Но, когда настала осень, через месяц-другой после нашего возвращения в город, до нас дошло, что Булату досталась освободившаяся недавно двухкомнатная квартира рядом с трехкомнатной квартирой Фазиля, то есть прямо над нами.
в этот наш кооперативный «писательский» дом, один наш сосед пересказал мне такой свой разговор со столяром, который делал стеллаж для его весьма обильной библиотеки.
– А что, – однажды спросил столяр, – правду говорят, что во всем этом вашем доме живут одни писатели?
– Да, правда, – признал этот факт мой сосед. – А что?
– Да нет, ничего, – сказал столяр. – Я просто представил: вот дом, большой, как ваш, а живут в нем одни столяры. Мог бы я жить в таком доме?
Мудрый человек был этот столяр – как в воду глядел.
То обстоятельство, что в доме нашем жили «одни писатели», таило в себе множество неудобств.
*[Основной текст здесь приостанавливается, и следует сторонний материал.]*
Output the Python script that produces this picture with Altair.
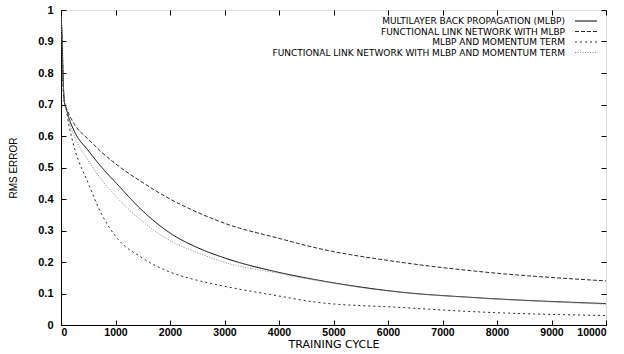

Что ни день, с самого утра (нередко я еще спал) являлся ко мне Юрий Коринец – большеголовый, маленький, почти карлик. Почти всегда вполпьяна: то ли это были следы еще вчерашней попойки, то ли уже сегодня с утра он не очень аккуратно «поправился».
Я знал его по «Пионеру», а Слава – по «Мурзилке». Она его почему-то жалела, и захлопнуть перед его носом дверь нашей квартиры у нее не хватало духу.
Без церемоний пройдя прямо ко мне, в дальнюю комнату, где я спал, он садился ко мне на постель и громко вздыхал:
– Ох, Сарнов! Не люблю я советскую власть!
Я не возражал: не любишь, и не люби. И вообще старался ни в какие разговоры с ним не вступать – в продолжение всего визита думал только о том, как бы, не слишком обидев, поскорее его выпихнуть. Но, когда он прочел мне какие-то новые стихи, в которых, выполняя социальный заказ, объяснялся в любви и преданности этой самой ненавистной ему советской власти, я не выдержал:
– Как же это ты – не любишь советскую власть, а лижешь ей все места.
– Это ты не понял, старичок, – ничуть не смутившись, ответил он. – Стихи – это для меня святое.
Но это было только однажды. А обычно он читал мне совсем другие свои свежеиспеченные стихотворные сочинения. Некоторые я запомнил.
Была, например, им сочинена и с удовольствием мне зачитана такая эпиграмма на Юрия Казакова:
Насрет – и скажет: «Посмотри,
Как гениален я внутри».
Я на этот шедевр прореагировал кисло. На что он тут же возразил:
– А Юрке очень понравилось.
С Казаковым они дружили. Я недоумевал: что могло сблизить таких разных людей? Мне казалось, что ответ тут может быть только один: водка. Казаков был безмерно талантлив, а Коринец – дремуче бездарен.
Иногда, впрочем, и у него мелькала искорка дарования, о чем свидетельствует такой тоже запомнившийся мне его стишок:
Ленин Троцкому сказал:
«Троцкий! Я муки достал.
Мне кулич, а вам – маца.
Лимца-дрица-о-ца-ца».
Однажды, нарушив традицию, он заявился не с утра, а вечером.
Момент для этого визита был самый неподходящий. Мы отмечали какую-то дату, собрались самые близкие мои друзья, и Коринец в эту компанию ну никак не вписывался. Поэтому дальше порога я его не пустил.
Из глубины квартиры – не такая уж она была большая – слышались громкие, уже не очень трезвые голоса, тосты, отголоски каких-то высокоумных споров, звон бокалов.
– Старик, – помявшись, сказал он. – У тебя выпить не найдется?
– Найдется, – сказал я.
Вернулся к гостям, налил полный стакан водки, на скорую руку соорудил какой-то бутерброд и вынес ему.
Он выпил, закусил, ни слова не сказал, развернулся и ушел.
А день-другой спустя, встретив меня на улице, сказал:
– Старик, ты меня обидел. Вынес – как дворнику.